Social Security became the “law of the land” in 1935; unemployment benefits also began in 1935 as part of the Social Security Act to balance the nation’s suffering during “The Great Depression” in order to stabilize the economy. The US of A had its ups and downs before and after these “perks” were set in motion, but it’s only NOW that these extremely helpful benefits are “rotting” our nation? It’s only NOW that the obstructionists want to send more people to the streets while the other half feasts? Shall I faint or paint or shrug my shoulders and slink away in oblivious ignorance to the potential demolition of a system that has saved millions of lives for over 80 years?
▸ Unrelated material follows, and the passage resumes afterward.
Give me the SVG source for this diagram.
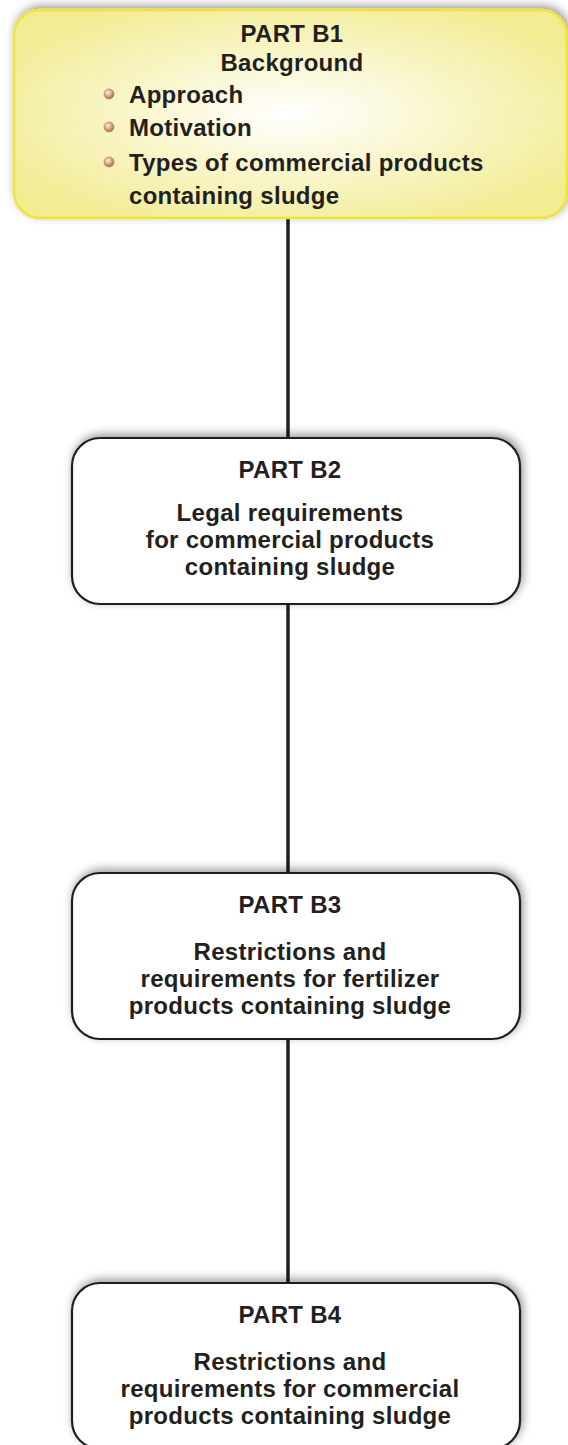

Was the well-seeded amnesia of who and which administration brought the economic mess into the country “in the first place” brought on by the stinging realization that there is a man of colour at the helm, not to forget that he’s also a Democrat? Sour losers they are. Worse, they are devious hypocrites.

Let’s go get him! Damn national security. Damn how dumping unemployment extensions will create more crime, more emotional and physical hardship to those who least need the stress. Damn those who have no money. Too bad. It’s their fault they lost their jobs and can’t get work because we say NO to everything the president wants to do to boost the economy and avoid deeper chasms in our nation’s structure.

Ahem.

Believe me, the minor rant was not planned although it does serve my purpose in the overall point of today’s post. Anger may not be an energy most of us care to live with every day, but it exists in the best and worse of us no matter how kind, loving and forgiving we may want to be. To ignore this truth in our human nature leads to illness of the mind and body. To live in constant anger is also not healthy. I would prefer to travel on a beam of golden light leading to the pot of material and spiritual gold at the end of the glowing and glistening rainbow - it can happen. In my life, at times, it HAS happened. I truly believe in miracles; I also know that repressing a supposedly “negative” emotion/attitude can be a very deadly force.

To Flog or not to Flog? There is no question.